• [Exercise prompt]:
Leave out every picture. Copy exactly the lines from the one holding "Emit a Python" through the one holding "b2 = ax.bar(x".

══ Excerpted data

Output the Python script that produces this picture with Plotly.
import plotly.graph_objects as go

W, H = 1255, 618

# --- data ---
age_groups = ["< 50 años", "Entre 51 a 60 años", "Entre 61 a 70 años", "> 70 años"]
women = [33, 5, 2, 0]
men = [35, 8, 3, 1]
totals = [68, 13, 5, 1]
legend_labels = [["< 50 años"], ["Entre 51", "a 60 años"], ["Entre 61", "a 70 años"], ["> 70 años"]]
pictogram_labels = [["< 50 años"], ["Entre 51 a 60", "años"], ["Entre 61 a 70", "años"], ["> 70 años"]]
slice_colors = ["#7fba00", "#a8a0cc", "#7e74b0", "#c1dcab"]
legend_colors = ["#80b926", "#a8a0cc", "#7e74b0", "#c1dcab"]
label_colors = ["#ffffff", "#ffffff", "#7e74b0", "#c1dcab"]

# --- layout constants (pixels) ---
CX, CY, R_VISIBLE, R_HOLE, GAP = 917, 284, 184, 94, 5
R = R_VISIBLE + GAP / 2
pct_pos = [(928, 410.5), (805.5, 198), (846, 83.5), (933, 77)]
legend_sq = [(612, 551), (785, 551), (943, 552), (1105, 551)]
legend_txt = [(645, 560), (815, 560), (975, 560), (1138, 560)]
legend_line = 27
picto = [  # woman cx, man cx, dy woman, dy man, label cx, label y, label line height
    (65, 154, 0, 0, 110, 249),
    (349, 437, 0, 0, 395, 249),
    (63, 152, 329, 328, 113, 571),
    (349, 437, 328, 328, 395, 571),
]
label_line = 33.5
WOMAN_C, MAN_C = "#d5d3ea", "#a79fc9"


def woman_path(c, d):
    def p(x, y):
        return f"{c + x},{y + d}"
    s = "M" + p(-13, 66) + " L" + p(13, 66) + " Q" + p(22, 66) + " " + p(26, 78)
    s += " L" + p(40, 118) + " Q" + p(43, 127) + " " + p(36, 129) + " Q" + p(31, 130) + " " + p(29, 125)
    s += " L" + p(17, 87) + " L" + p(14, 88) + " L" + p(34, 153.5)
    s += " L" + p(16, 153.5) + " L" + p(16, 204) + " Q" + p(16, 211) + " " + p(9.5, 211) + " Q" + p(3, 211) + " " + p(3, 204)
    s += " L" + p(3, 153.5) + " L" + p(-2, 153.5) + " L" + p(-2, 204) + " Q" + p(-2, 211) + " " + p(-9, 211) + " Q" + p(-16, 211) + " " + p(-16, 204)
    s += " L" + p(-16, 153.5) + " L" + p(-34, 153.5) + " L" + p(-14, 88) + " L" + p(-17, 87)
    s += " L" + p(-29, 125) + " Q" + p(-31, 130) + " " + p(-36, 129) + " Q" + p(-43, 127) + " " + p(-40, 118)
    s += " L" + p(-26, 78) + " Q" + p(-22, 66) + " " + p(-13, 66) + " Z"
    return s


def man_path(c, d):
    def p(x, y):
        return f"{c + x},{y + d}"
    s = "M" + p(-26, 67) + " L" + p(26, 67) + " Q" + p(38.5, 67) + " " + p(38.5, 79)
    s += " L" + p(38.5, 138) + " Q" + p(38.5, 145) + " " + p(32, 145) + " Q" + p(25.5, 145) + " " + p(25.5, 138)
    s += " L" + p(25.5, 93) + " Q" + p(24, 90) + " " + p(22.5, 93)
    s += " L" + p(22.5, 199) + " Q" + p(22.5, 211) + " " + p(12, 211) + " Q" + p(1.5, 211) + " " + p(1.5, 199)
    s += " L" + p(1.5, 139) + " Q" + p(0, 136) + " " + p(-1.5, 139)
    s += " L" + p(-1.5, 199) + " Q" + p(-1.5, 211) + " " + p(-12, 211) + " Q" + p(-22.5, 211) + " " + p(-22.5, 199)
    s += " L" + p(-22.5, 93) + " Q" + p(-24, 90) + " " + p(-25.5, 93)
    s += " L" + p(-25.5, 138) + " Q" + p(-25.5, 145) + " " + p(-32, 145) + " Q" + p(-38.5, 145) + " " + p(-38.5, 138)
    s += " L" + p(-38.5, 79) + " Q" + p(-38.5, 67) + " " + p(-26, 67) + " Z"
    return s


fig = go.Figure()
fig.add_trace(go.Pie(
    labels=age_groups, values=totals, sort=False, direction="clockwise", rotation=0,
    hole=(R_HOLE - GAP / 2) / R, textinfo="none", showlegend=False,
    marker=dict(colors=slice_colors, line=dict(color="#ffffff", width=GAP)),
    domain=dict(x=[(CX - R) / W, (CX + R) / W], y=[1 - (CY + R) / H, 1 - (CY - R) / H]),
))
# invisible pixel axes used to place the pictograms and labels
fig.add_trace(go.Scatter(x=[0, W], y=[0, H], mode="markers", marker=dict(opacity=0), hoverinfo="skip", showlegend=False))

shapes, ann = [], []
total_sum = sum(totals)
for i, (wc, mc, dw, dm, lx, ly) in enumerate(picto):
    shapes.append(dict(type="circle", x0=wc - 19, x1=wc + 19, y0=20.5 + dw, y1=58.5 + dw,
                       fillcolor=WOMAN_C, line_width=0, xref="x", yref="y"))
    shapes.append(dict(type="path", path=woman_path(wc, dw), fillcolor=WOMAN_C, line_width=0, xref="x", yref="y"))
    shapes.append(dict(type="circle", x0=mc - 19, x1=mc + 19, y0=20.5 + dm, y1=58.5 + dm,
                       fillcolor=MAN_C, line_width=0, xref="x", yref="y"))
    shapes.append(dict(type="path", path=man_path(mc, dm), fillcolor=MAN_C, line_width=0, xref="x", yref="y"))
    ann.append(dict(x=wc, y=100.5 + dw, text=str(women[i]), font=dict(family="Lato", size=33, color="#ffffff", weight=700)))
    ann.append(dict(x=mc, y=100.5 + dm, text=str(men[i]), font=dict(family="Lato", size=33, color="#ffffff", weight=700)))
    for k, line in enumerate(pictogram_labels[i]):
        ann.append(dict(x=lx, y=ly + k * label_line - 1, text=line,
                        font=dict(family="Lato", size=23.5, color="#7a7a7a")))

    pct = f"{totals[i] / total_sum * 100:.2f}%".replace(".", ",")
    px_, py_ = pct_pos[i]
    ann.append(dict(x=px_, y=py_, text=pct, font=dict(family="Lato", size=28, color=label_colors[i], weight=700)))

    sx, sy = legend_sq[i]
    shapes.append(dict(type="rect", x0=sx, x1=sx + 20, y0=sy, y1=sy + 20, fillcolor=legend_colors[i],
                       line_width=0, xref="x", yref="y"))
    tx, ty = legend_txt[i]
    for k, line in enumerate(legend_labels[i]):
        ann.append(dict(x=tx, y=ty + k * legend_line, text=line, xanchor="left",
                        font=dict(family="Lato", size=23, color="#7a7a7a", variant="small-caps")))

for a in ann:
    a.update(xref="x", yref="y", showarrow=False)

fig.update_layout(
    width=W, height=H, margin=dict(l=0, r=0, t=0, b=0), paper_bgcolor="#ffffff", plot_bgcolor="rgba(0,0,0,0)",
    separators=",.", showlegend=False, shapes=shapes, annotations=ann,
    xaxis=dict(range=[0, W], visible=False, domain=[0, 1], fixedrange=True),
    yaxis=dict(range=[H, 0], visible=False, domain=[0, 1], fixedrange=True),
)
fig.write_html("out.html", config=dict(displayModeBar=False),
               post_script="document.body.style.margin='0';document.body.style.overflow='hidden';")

════
══ Excerpted data

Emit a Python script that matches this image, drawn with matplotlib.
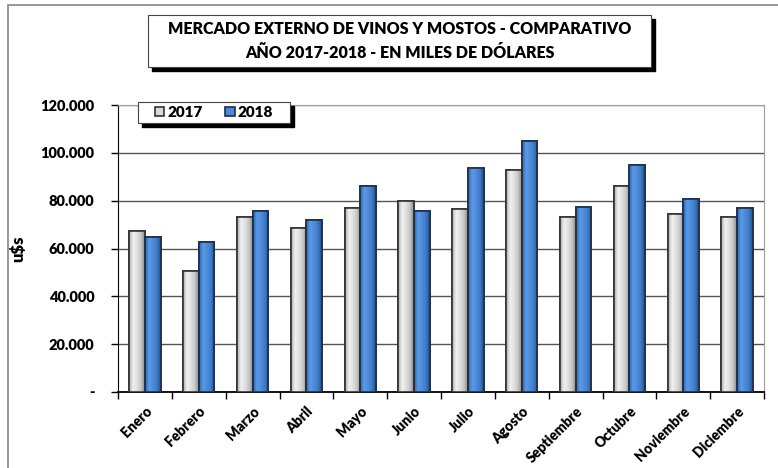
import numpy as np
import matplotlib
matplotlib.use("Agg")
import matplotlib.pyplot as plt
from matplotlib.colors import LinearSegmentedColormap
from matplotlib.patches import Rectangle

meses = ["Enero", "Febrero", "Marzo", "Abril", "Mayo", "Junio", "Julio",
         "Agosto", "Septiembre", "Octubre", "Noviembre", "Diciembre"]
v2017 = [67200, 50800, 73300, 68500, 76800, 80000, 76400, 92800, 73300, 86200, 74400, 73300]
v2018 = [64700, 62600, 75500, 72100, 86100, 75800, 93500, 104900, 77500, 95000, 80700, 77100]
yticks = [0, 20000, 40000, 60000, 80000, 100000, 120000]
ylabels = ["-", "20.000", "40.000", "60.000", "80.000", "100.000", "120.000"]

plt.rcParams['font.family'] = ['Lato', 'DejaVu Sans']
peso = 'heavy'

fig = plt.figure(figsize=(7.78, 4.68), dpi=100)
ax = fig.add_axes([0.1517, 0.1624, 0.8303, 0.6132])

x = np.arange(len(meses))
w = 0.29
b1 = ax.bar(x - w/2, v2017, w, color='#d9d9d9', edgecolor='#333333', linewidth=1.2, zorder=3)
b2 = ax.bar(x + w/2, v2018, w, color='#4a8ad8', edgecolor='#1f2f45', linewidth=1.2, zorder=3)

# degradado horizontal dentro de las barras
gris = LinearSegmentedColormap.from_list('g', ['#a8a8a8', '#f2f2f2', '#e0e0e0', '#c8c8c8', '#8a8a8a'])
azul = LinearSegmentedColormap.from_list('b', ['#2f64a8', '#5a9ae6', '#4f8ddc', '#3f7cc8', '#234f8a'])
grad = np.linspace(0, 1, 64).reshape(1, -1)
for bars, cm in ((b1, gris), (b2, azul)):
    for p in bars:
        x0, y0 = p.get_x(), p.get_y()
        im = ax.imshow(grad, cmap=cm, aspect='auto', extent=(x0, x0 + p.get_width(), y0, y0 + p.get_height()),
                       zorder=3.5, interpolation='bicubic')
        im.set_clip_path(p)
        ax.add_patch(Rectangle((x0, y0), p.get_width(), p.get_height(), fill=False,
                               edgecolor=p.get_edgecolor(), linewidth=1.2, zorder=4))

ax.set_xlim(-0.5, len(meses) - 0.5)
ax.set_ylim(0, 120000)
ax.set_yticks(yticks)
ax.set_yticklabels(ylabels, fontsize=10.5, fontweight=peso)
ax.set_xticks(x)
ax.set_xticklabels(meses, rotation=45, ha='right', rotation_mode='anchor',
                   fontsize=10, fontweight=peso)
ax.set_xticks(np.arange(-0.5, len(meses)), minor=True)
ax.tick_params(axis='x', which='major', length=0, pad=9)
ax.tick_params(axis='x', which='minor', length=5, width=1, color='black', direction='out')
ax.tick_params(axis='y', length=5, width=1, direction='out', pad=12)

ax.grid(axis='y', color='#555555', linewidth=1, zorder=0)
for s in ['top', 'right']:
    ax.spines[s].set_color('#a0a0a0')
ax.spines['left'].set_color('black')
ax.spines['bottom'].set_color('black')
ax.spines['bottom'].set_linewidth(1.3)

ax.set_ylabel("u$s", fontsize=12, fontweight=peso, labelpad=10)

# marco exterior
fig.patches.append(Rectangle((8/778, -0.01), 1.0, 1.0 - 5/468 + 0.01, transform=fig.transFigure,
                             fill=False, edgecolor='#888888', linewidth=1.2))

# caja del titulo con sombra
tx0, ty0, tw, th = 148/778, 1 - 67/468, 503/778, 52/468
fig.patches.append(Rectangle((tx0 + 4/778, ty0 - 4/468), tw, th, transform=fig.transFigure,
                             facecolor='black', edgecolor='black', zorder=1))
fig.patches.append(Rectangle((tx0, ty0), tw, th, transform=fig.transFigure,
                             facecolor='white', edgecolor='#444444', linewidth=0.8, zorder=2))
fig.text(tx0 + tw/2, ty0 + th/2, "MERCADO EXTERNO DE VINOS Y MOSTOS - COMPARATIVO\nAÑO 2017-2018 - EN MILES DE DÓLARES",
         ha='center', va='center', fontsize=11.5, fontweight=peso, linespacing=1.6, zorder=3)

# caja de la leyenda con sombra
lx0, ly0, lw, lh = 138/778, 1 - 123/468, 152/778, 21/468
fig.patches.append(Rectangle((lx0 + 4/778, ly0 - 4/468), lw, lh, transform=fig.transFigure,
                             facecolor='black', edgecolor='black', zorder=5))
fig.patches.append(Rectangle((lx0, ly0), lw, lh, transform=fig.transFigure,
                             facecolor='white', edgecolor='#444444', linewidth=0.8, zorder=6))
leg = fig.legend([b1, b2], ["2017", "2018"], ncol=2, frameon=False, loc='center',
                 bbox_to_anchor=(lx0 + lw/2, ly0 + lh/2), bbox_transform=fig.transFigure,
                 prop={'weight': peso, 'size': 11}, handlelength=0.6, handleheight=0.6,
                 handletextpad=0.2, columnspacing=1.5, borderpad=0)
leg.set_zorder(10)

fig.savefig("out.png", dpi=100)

════
══ Excerpted data

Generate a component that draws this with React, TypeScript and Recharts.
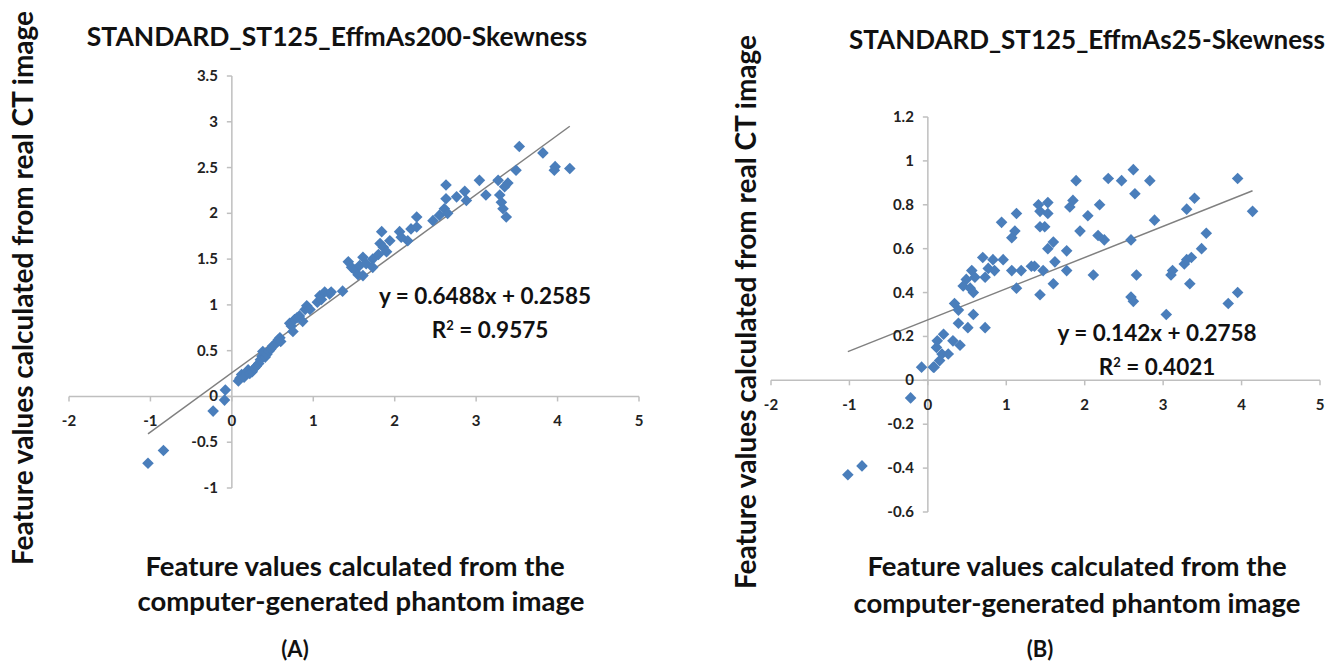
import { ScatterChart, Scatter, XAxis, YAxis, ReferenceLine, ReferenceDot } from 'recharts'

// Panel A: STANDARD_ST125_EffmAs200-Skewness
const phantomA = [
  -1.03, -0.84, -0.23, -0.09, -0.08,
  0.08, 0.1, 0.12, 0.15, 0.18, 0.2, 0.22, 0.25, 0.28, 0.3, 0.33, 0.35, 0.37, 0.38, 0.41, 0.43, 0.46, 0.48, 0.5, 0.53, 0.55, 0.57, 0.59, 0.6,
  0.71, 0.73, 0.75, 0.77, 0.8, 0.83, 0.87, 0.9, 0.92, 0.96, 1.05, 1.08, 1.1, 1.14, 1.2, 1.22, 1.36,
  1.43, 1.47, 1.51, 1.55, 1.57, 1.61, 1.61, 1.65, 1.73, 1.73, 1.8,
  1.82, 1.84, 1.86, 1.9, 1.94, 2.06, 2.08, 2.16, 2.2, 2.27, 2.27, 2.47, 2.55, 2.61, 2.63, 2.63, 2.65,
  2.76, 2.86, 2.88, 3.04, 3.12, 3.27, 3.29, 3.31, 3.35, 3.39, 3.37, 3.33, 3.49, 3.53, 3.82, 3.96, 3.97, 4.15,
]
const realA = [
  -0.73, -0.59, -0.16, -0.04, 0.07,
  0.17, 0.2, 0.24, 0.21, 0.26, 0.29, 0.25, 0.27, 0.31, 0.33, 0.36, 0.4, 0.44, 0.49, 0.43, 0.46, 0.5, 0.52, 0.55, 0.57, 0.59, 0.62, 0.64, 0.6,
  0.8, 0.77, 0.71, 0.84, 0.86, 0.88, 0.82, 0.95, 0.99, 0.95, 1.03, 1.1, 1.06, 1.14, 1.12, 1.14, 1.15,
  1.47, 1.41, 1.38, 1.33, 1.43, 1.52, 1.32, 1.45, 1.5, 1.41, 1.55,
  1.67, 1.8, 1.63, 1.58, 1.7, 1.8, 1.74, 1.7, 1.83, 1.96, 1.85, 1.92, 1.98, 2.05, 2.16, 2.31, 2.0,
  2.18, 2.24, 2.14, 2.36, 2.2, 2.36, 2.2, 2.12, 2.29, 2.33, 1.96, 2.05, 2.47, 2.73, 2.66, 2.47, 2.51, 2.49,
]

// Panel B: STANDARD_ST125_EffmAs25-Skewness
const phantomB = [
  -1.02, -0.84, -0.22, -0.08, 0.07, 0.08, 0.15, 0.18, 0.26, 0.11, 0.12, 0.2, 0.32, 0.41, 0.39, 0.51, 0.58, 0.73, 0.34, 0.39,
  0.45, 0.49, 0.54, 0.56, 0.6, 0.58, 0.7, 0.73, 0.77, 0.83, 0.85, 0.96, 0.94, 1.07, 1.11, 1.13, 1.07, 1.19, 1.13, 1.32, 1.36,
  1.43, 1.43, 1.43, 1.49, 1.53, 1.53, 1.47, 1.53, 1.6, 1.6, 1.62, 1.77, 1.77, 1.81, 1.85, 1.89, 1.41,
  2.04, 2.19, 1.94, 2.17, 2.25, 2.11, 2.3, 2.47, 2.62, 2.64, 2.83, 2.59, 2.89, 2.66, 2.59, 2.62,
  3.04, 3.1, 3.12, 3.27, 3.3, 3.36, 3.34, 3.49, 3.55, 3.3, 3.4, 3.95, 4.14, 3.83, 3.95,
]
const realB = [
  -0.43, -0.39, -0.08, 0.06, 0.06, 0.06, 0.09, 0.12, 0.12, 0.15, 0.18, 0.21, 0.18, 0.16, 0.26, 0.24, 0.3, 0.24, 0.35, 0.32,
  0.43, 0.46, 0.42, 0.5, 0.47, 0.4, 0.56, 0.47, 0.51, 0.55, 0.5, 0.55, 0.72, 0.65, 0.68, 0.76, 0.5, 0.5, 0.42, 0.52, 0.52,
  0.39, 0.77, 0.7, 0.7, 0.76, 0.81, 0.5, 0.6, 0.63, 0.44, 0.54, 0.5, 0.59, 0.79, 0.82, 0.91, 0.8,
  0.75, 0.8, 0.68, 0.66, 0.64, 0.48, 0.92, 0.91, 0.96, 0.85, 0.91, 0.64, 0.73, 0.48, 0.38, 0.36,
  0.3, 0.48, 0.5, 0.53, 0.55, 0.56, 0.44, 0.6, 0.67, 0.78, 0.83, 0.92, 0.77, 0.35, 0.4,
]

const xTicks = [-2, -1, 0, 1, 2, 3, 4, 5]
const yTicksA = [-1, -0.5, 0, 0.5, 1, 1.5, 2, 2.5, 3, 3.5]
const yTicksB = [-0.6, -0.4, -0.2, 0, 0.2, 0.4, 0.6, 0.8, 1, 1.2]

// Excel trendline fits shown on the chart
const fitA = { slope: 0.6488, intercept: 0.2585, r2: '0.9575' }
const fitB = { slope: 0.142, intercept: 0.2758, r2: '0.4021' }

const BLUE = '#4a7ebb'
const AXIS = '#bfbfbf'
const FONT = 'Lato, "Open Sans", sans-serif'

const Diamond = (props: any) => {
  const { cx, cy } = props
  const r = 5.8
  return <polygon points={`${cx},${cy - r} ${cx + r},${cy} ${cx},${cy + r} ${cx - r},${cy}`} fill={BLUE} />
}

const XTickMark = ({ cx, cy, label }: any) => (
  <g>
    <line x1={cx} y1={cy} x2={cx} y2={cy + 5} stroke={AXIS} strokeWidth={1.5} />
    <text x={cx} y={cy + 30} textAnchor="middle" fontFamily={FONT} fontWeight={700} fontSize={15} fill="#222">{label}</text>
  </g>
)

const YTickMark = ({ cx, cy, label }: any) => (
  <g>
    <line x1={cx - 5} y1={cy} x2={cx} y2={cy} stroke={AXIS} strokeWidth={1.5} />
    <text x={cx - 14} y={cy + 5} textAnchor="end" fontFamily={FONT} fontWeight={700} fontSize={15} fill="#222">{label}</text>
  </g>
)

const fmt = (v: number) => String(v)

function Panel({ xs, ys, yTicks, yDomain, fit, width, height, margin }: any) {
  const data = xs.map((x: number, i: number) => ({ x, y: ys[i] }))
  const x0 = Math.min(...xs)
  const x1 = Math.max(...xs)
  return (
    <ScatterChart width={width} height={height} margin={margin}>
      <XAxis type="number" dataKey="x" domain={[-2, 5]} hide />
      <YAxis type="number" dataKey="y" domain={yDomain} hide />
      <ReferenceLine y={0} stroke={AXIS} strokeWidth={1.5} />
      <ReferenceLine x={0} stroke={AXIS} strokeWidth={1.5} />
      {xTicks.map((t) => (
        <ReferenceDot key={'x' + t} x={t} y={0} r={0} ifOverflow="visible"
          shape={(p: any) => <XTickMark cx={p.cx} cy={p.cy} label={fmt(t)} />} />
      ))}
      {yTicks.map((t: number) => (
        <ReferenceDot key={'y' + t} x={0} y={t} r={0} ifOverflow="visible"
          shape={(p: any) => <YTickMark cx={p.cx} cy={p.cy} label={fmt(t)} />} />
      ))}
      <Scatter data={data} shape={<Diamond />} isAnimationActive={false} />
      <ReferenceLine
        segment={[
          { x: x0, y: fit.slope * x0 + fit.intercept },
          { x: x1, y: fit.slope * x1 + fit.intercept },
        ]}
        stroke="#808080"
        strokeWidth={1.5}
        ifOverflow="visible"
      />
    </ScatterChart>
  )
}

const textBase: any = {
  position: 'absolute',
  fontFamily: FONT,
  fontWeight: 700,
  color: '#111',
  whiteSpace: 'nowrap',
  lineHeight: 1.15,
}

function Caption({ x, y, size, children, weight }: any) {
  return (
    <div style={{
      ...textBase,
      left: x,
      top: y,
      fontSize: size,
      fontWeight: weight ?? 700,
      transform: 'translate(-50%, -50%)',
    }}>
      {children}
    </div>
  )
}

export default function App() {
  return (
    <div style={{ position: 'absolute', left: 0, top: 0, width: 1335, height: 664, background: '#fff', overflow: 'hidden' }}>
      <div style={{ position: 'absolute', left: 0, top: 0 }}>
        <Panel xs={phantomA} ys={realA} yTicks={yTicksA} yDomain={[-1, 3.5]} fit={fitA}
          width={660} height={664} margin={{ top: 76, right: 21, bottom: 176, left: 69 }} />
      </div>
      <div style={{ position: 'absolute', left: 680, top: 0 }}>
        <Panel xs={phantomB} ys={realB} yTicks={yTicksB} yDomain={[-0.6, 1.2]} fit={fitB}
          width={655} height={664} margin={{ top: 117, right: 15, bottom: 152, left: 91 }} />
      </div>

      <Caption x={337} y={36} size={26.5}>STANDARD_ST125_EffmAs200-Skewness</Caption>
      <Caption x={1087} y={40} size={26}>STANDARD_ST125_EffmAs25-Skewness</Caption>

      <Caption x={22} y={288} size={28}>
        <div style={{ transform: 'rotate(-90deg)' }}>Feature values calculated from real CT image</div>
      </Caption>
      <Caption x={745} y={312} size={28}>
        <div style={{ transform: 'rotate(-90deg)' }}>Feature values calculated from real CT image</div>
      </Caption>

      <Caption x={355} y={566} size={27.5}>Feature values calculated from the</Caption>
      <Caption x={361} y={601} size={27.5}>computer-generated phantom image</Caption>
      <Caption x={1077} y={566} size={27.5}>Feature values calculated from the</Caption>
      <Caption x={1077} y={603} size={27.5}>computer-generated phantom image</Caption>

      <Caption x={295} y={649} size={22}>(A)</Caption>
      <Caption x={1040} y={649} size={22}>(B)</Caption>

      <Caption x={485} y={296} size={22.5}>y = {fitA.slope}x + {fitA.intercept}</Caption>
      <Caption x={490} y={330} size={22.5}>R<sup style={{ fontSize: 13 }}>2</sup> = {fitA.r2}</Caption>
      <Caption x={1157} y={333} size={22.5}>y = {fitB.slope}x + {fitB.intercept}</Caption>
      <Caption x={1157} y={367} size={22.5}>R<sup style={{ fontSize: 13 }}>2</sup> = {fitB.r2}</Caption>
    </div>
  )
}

════

• [Result for this exercise]:
Emit a Python script that matches this image, drawn with matplotlib.
import numpy as np
import matplotlib
matplotlib.use("Agg")
import matplotlib.pyplot as plt
from matplotlib.colors import LinearSegmentedColormap
from matplotlib.patches import Rectangle

meses = ["Enero", "Febrero", "Marzo", "Abril", "Mayo", "Junio", "Julio",
         "Agosto", "Septiembre", "Octubre", "Noviembre", "Diciembre"]
v2017 = [67200, 50800, 73300, 68500, 76800, 80000, 76400, 92800, 73300, 86200, 74400, 73300]
v2018 = [64700, 62600, 75500, 72100, 86100, 75800, 93500, 104900, 77500, 95000, 80700, 77100]
yticks = [0, 20000, 40000, 60000, 80000, 100000, 120000]
ylabels = ["-", "20.000", "40.000", "60.000", "80.000", "100.000", "120.000"]

plt.rcParams['font.family'] = ['Lato', 'DejaVu Sans']
peso = 'heavy'

fig = plt.figure(figsize=(7.78, 4.68), dpi=100)
ax = fig.add_axes([0.1517, 0.1624, 0.8303, 0.6132])

x = np.arange(len(meses))
w = 0.29
b1 = ax.bar(x - w/2, v2017, w, color='#d9d9d9', edgecolor='#333333', linewidth=1.2, zorder=3)
b2 = ax.bar(x + w/2, v2018, w, color='#4a8ad8', edgecolor='#1f2f45', linewidth=1.2, zorder=3)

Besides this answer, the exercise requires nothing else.